El tiempo pasa y deja huellas. Las manos que ejecutaron, temblorosas. Aquellos rostros duros evidencian surcos interminables y la omnipotencia se desmorona en la “deshonrosa” necesidad de una ayuda para caminar, levantarse o simplemente sostenerse.
Las huellas del tiempo aparecen en todos lados. En cada rincón. En cada mirada perdida en el horizonte del miedo. Los miedos, huellas de lo vivido. Claro que los miedos se bifurcan en caminos diferentes pero parten de un infausto punto en común: el horror. Por un lado, el terror que provoca el simple recuerdo. Esos cuartos, la oscuridad, el silencio, el accionar bestial que se repetía cada momento, cada día. La incertidumbre, el fantasma de la muerte rondando y apareciendo como la única salida aparente. El pensamiento que aterroriza. El recuerdo que genera el miedo, porque el horror no se olvida y vuelve en cada pestañeo.
Del otro lado, también las huellas del tiempo y el miedo a que la impunidad se termine por derrumbar. El miedo que genera la inseguridad de vivir presos de una conciencia que, no sólo se niega a reconocer el horror sino que lo certifica detrás de argumentos que se reproducen hasta lo intolerable. El miedo de saber que sus días no terminan como siempre lo imaginaron. El miedo de saber que su empecinamiento sobre la vida de tanta gente termina sobrecayendo en ellos por parte de un empecinamiento infinitamente más valorable: la verdad y la justicia. Y ellos no mueren como quieren, mueren como deben, encerrados por las huellas del tiempo, por la memoria del horror.

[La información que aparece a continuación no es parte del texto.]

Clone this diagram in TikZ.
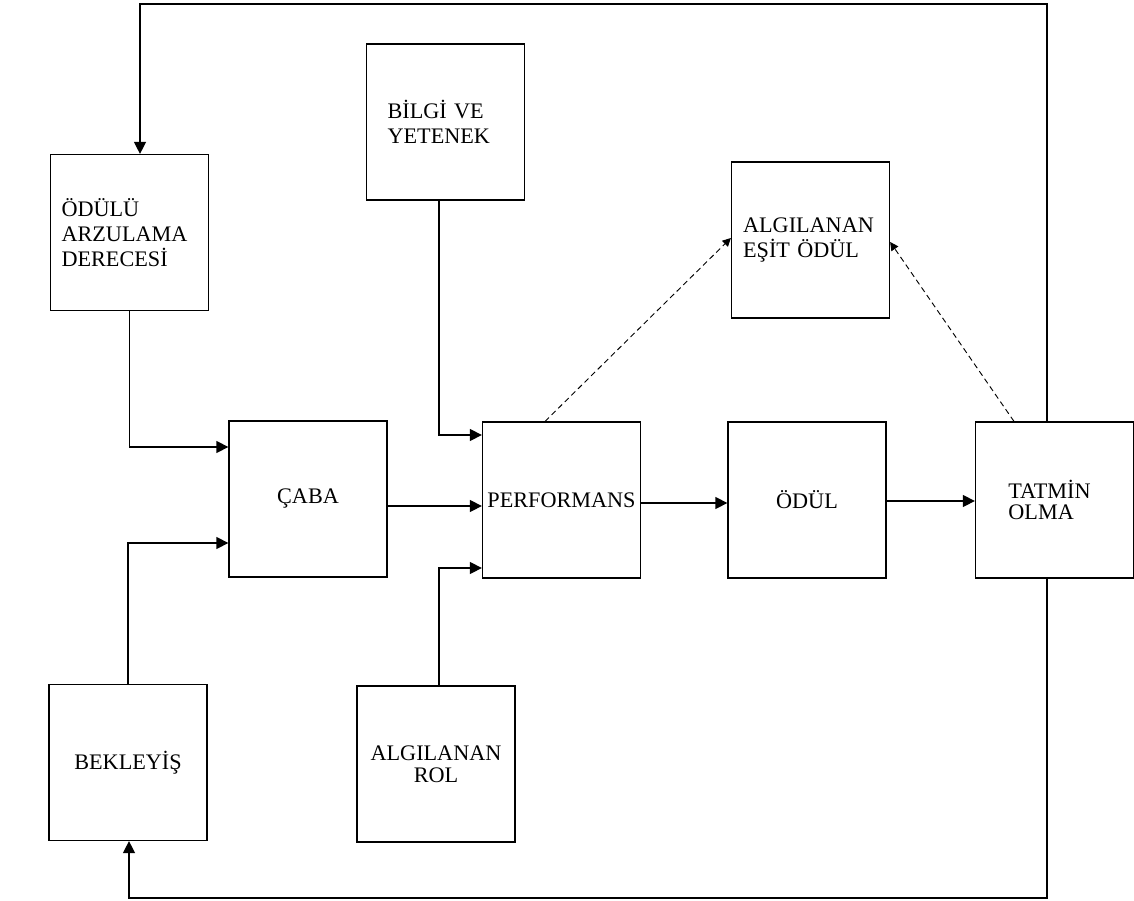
\documentclass[tikz,border=0pt]{standalone}
\usepackage{fontspec}
\setmainfont{Liberation Serif}
\usetikzlibrary{
  positioning,
  calc,
  arrows.meta
}

\begin{document}
\begin{tikzpicture}[x=0.019cm, y=-0.019cm,
	kutu/.style={draw, line width=0.75pt, minimum width=3cm, minimum height=2.96cm, inner sep=0pt, font=\fontsize{12}{13.5}\selectfont},
	solkutu/.style={kutu, align=left, text width=#1},
	ok/.style={line width=0.75pt, -{Triangle[length=6.5pt, width=6.5pt]}},
	kesikok/.style={line width=0.5pt, dash pattern=on 3pt off 2pt, -{Triangle[length=4.5pt, width=4.5pt]}}
	]
	\useasboundingbox (0,0) rectangle (1134,901);

	% kutular
	\node[solkutu=2.58cm] (odulu) at (129.5,232.5) {ÖDÜLÜ\\ARZULAMA\\DERECESİ};
	\node[solkutu=2.2cm] (bilgi) at (445.5,122) {BİLGİ VE\\YETENEK};
	\node[solkutu=2.56cm] (esit) at (810.5,240) {ALGILANAN\\EŞİT ÖDÜL};
	\node[kutu] (caba) at (308,499) {ÇABA};
	\node[kutu] (perf) at (561.5,500) {PERFORMANS};
	\node[kutu] (odul) at (807,500) {ÖDÜL};
	\node[solkutu=1.75cm, font=\fontsize{12}{11.5}\selectfont] (tatmin) at (1054.5,500) {TATMİN\\OLMA};
	\node[kutu] (bekleyis) at (128,762.5) {BEKLEYİŞ};
	\node[kutu, align=center, font=\fontsize{12}{11.8}\selectfont] (rol) at (436,764) {ALGILANAN\\ROL};

	% oklar
	\draw[ok] (odulu.south) |- ($(caba.west)+(0,-52)$);
	\draw[ok] (bekleyis.north) |- ($(caba.west)+(0,44)$);
	\draw[ok] ($(caba.east)+(0,7)$) -- ($(perf.west)+(0,6)$);
	\draw[ok] ($(bilgi.south)+(-6.5,0)$) |- ($(perf.west)+(0,-65)$);
	\draw[ok] ($(rol.north)+(3,0)$) |- ($(perf.west)+(0,68)$);
	\draw[ok] ($(perf.east)+(0,3)$) -- ($(odul.west)+(0,3)$);
	\draw[ok] ($(odul.east)+(0,1)$) -- ($(tatmin.west)+(0,1)$);
	\draw[kesikok] ($(perf.north)+(-16.5,0)$) -- ($(esit.west)+(0,-2)$);
	\draw[kesikok] ($(tatmin.north)+(-40.5,0)$) -- ($(esit.east)+(0,2)$);

	% geri besleme
	\coordinate (ustsag) at (1047,4);
	\coordinate (ustsol) at (140,4);
	\draw[ok] (tatmin.north -| ustsag) -- (ustsag) -- (ustsol) -- (odulu.north -| ustsol);
	\coordinate (altsag) at (1047,898);
	\coordinate (altsol) at (129,898);
	\draw[ok] (tatmin.south -| altsag) -- (altsag) -- (altsol) -- (bekleyis.south -| altsol);

\end{tikzpicture}
\end{document}
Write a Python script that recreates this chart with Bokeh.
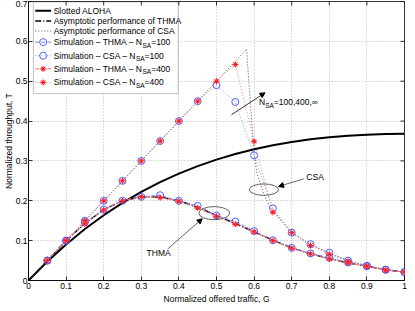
import math
from bokeh.plotting import figure
from bokeh.models import Range1d, FixedTicker, Label, Arrow, NormalHead, BoxAnnotation, Title
from bokeh.embed import file_html
from bokeh.resources import INLINE

# ---------------- data ----------------
G = [0.0, 0.05, 0.1, 0.15, 0.2, 0.25, 0.3, 0.35, 0.4, 0.45, 0.5,
     0.55, 0.6, 0.65, 0.7, 0.75, 0.8, 0.85, 0.9, 0.95, 1.0]
aloha_T = [0.0, 0.0476, 0.0905, 0.1291, 0.1637, 0.1947, 0.2222, 0.2466, 0.2681, 0.2869, 0.3033,
           0.3173, 0.3293, 0.3393, 0.3476, 0.3543, 0.3595, 0.3633, 0.3659, 0.3674, 0.3679]
thma_asym_T = [0.0, 0.05, 0.1, 0.143, 0.178, 0.2, 0.21, 0.209, 0.2, 0.184, 0.163,
               0.143, 0.122, 0.101, 0.082, 0.067, 0.055, 0.044, 0.036, 0.027, 0.021]
csa_asym_G = [0.0, 0.58, 0.588, 0.596, 0.6, 0.607, 0.624, 0.641, 0.65,
              0.7, 0.75, 0.8, 0.85, 0.9, 0.95, 1.0]
csa_asym_T = [0.0, 0.58, 0.47, 0.37, 0.32, 0.271, 0.222, 0.185, 0.176,
              0.12, 0.09, 0.068, 0.05, 0.037, 0.027, 0.021]

G_sim = [0.05, 0.1, 0.15, 0.2, 0.25, 0.3, 0.35, 0.4, 0.45, 0.5,
         0.55, 0.6, 0.65, 0.7, 0.75, 0.8, 0.85, 0.9, 0.95, 1.0]
thma_100 = [0.05, 0.1, 0.146, 0.178, 0.2, 0.21, 0.214, 0.2, 0.187, 0.163,
            0.148, 0.124, 0.101, 0.082, 0.068, 0.057, 0.045, 0.036, 0.027, 0.021]
csa_100 = [0.05, 0.1, 0.15, 0.2, 0.25, 0.3, 0.35, 0.4, 0.45, 0.49,
           0.448, 0.314, 0.181, 0.12, 0.091, 0.07, 0.05, 0.037, 0.027, 0.021]
thma_400 = [0.05, 0.1, 0.142, 0.177, 0.2, 0.21, 0.208, 0.199, 0.182, 0.161,
            0.141, 0.122, 0.1, 0.081, 0.067, 0.054, 0.044, 0.035, 0.026, 0.021]
csa_400 = [0.05, 0.1, 0.15, 0.2, 0.25, 0.3, 0.35, 0.4, 0.45, 0.5,
           0.542, 0.349, 0.171, 0.12, 0.088, 0.066, 0.048, 0.036, 0.026, 0.021]

x_ticks = [0.0, 0.1, 0.2, 0.3, 0.4, 0.5, 0.6, 0.7, 0.8, 0.9, 1.0]
x_tick_labels = ["0", "0.1", "0.2", "0.3", "0.4", "0.5", "0.6", "0.7", "0.8", "0.9", "1"]
y_ticks = [0.0, 0.1, 0.2, 0.3, 0.4, 0.5, 0.6, 0.7]
y_tick_labels = ["0", "0.1", "0.2", "0.3", "0.4", "0.5", "0.6", "0.7"]

# ---------------- styling ----------------
FONT = "Liberation Sans"
FS = 8.5
BLUE = "#3f4fff"
RED = "#ff1a1a"
BLUE_LINE = "#7a86ff"
RED_LINE = "#ff6a6a"
X_MIN, X_MAX, Y_MIN, Y_MAX = 0, 1, 0, 0.7

p = figure(width=407, height=303, x_range=Range1d(X_MIN, X_MAX), y_range=Range1d(Y_MIN, Y_MAX),
           output_backend="svg", toolbar_location=None,
           min_border_left=0, min_border_right=3, min_border_top=1, min_border_bottom=0)
p.outline_line_color = "black"
p.outline_line_width = 0.8

p.xaxis.ticker = FixedTicker(ticks=x_ticks)
p.yaxis.ticker = FixedTicker(ticks=y_ticks)
p.xgrid.ticker = FixedTicker(ticks=x_ticks)
p.ygrid.ticker = FixedTicker(ticks=y_ticks)
p.xaxis.major_label_overrides = {t: l for t, l in zip(x_ticks, x_tick_labels)}
p.yaxis.major_label_overrides = {t: l for t, l in zip(y_ticks, y_tick_labels)}
p.yaxis.axis_label = "Normalized throughput, T"
for ax in (p.xaxis, p.yaxis):
    ax.major_tick_in = 4
    ax.major_tick_out = 0
    ax.minor_tick_in = 0
    ax.minor_tick_out = 0
    ax.minor_tick_line_color = None
    ax.axis_line_color = "black"
    ax.axis_line_width = 0.8
    ax.major_tick_line_width = 0.8
    ax.major_label_text_font = FONT
    ax.major_label_text_font_size = f"{FS}px"
    ax.major_label_text_color = "black"
    ax.axis_label_text_font = FONT
    ax.axis_label_text_font_size = f"{FS}px"
    ax.axis_label_text_font_style = "normal"
    ax.axis_label_text_color = "black"
p.xaxis.major_label_standoff = 2
p.yaxis.major_label_standoff = 1
p.yaxis.axis_label_standoff = -1

# x-axis title as a Title placed below the axis (tighter than the axis label)
p.add_layout(Title(text="Normalized offered traffic, G", align="center", text_font=FONT,
                   text_font_size=f"{FS}px", text_font_style="normal", text_color="black",
                   standoff=0, offset=0), "below")

p.grid.grid_line_color = "#a8a8a8"
p.grid.grid_line_dash = "1 2"
p.grid.grid_line_width = 0.8

# inward ticks on the top and right edges of the box (half of each dash is clipped)
p.scatter(x_ticks, [Y_MAX] * len(x_ticks), marker="dash", angle=math.pi / 2, size=8,
          line_color="black", line_width=0.8)
p.scatter([X_MAX] * len(y_ticks), y_ticks, marker="dash", size=8,
          line_color="black", line_width=0.8)

# ---------------- data marks ----------------
p.line(G, aloha_T, line_color="black", line_width=2)
p.line(G, thma_asym_T, line_color="black", line_width=1.4, line_dash="6 2 1 2")
p.line(csa_asym_G, csa_asym_T, line_color="#505050", line_width=1, line_dash="1 2")

p.line(G_sim, thma_100, line_color=BLUE_LINE, line_width=1, line_dash="4 2")
p.scatter(G_sim, thma_100, marker="circle", size=7, fill_color=None, line_color=BLUE, line_width=0.9)
p.line(G_sim, csa_100, line_color=BLUE_LINE, line_width=0.9, line_dash="1 2")
p.scatter(G_sim, csa_100, marker="circle", size=7, fill_color=None, line_color=BLUE, line_width=0.9)
p.line(G_sim, thma_400, line_color=RED_LINE, line_width=1, line_dash="4 2")
p.scatter(G_sim, thma_400, marker="circle", size=4, fill_color="#ff8080", line_color=None)
p.scatter(G_sim, thma_400, marker="asterisk", size=6, line_color=RED, line_width=1)
p.line(G_sim, csa_400, line_color=RED_LINE, line_width=0.9, line_dash="1 2")
p.scatter(G_sim, csa_400, marker="circle", size=4, fill_color="#ff8080", line_color=None)
p.scatter(G_sim, csa_400, marker="asterisk", size=6, line_color=RED, line_width=1)

# ---------------- text helpers ----------------
W = {' ': 278, '–': 556, '=': 584, ',': 278, '.': 278, '∞': 713,
     'S': 667, 'A': 667, 'N': 722, 'T': 611, 'H': 722, 'M': 833, 'C': 722,
     'i': 222, 'm': 833, 'u': 556, 'l': 222, 'a': 556, 't': 278, 'o': 556, 'n': 556}


def text_width(s, size):
    return sum(W.get(c, 556) for c in s) * size / 1000.0


def sub_label(x, y, parts, size=FS, sub_size=6.5):
    off = 0.0
    for txt, is_sub in parts:
        fs = sub_size if is_sub else size
        p.add_layout(Label(x=x, y=y, x_offset=off, y_offset=-3 if is_sub else 0, text=txt,
                           text_font=FONT, text_font_size=f"{fs}px", text_baseline="middle",
                           text_align="left", text_color="black"))
        off += text_width(txt, fs)


# ---------------- legend ----------------
leg_box = BoxAnnotation(left=0.013, right=0.398, bottom=0.469, top=0.699,
                        fill_color="white", fill_alpha=1, line_color="black",
                        line_width=0.8, level="underlay")
p.add_layout(leg_box)
row_y = [0.677, 0.651, 0.626, 0.598, 0.564, 0.531, 0.497]
lx0, lx1, lxm, ltx = 0.018, 0.06, 0.039, 0.067
rows = [
    [("Slotted ALOHA", False)],
    [("Asymptotic performance of THMA", False)],
    [("Asymptotic performance of CSA", False)],
    [("Simulation – THMA – N", False), ("SA", True), ("=100", False)],
    [("Simulation – CSA – N", False), ("SA", True), ("=100", False)],
    [("Simulation – THMA – N", False), ("SA", True), ("=400", False)],
    [("Simulation – CSA – N", False), ("SA", True), ("=400", False)],
]
p.line([lx0, lx1], [row_y[0]] * 2, line_color="black", line_width=2)
p.line([lx0, lx1], [row_y[1]] * 2, line_color="black", line_width=1.4, line_dash="6 2 1 2")
p.line([lx0, lx1], [row_y[2]] * 2, line_color="#505050", line_width=1, line_dash="1 2")
p.line([lx0, lx1], [row_y[3]] * 2, line_color=BLUE_LINE, line_width=1, line_dash="4 2")
p.scatter([lxm], [row_y[3]], marker="circle", size=7, fill_color=None, line_color=BLUE, line_width=0.9)
p.line([lx0, lx1], [row_y[4]] * 2, line_color=BLUE_LINE, line_width=0.9, line_dash="1 2")
p.scatter([lxm], [row_y[4]], marker="circle", size=7, fill_color=None, line_color=BLUE, line_width=0.9)
p.line([lx0, lx1], [row_y[5]] * 2, line_color=RED_LINE, line_width=1, line_dash="4 2")
p.scatter([lxm], [row_y[5]], marker="circle", size=4, fill_color="#ff8080", line_color=None)
p.scatter([lxm], [row_y[5]], marker="asterisk", size=6, line_color=RED, line_width=1)
p.line([lx0, lx1], [row_y[6]] * 2, line_color=RED_LINE, line_width=0.9, line_dash="1 2")
p.scatter([lxm], [row_y[6]], marker="circle", size=4, fill_color="#ff8080", line_color=None)
p.scatter([lxm], [row_y[6]], marker="asterisk", size=6, line_color=RED, line_width=1)
for yy, parts in zip(row_y, rows):
    sub_label(ltx, yy, parts)

# ---------------- annotations ----------------
p.ellipse(x=[0.626], y=[0.228], width=[0.0775], height=[0.0286],
          fill_color=None, line_color="#606060", line_width=1)
p.ellipse(x=[0.494], y=[0.169], width=[0.082], height=[0.0327],
          fill_color=None, line_color="#606060", line_width=1)

p.add_layout(Arrow(end=NormalHead(size=5, fill_color="black", line_color="black"),
                   x_start=0.54, y_start=0.416, x_end=0.629, y_end=0.471,
                   line_color="black", line_width=0.8))
p.add_layout(Arrow(end=NormalHead(size=5, fill_color="black", line_color="black"),
                   x_start=0.732, y_start=0.255, x_end=0.665, y_end=0.236,
                   line_color="black", line_width=0.6))
p.add_layout(Arrow(end=NormalHead(size=5, fill_color="black", line_color="black"),
                   x_start=0.37, y_start=0.079, x_end=0.462, y_end=0.155,
                   line_color="black", line_width=0.6))

sub_label(0.613, 0.447, [("N", False), ("SA", True), ("=100,400,∞", False)])
sub_label(0.739, 0.26, [("CSA", False)])
sub_label(0.314, 0.069, [("THMA", False)])

open("out.html", "w").write(file_html(p, INLINE))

El tiempo pasa y deja huellas. Cada una de las víctimas lo sabe porque el horror no da lugar al olvido. Cada uno de los responsables, sentados en el banquillo de los acusados lo sabe porque observan atónitos el accionar de la justicia histórica, la que no los dejó morirse porque debían ser juzgados.
Hoy, quizás sientan que la muerte les camina alrededor y eso quizás los alivie más de lo que los preocupa. Quizás, ese fantasma que los persigue sea más un deseo que una realidad y es muy posible que en cada argumento que los ubica como terminales se esconda una vía de escape para poder morir como ellos lo desean: impunes.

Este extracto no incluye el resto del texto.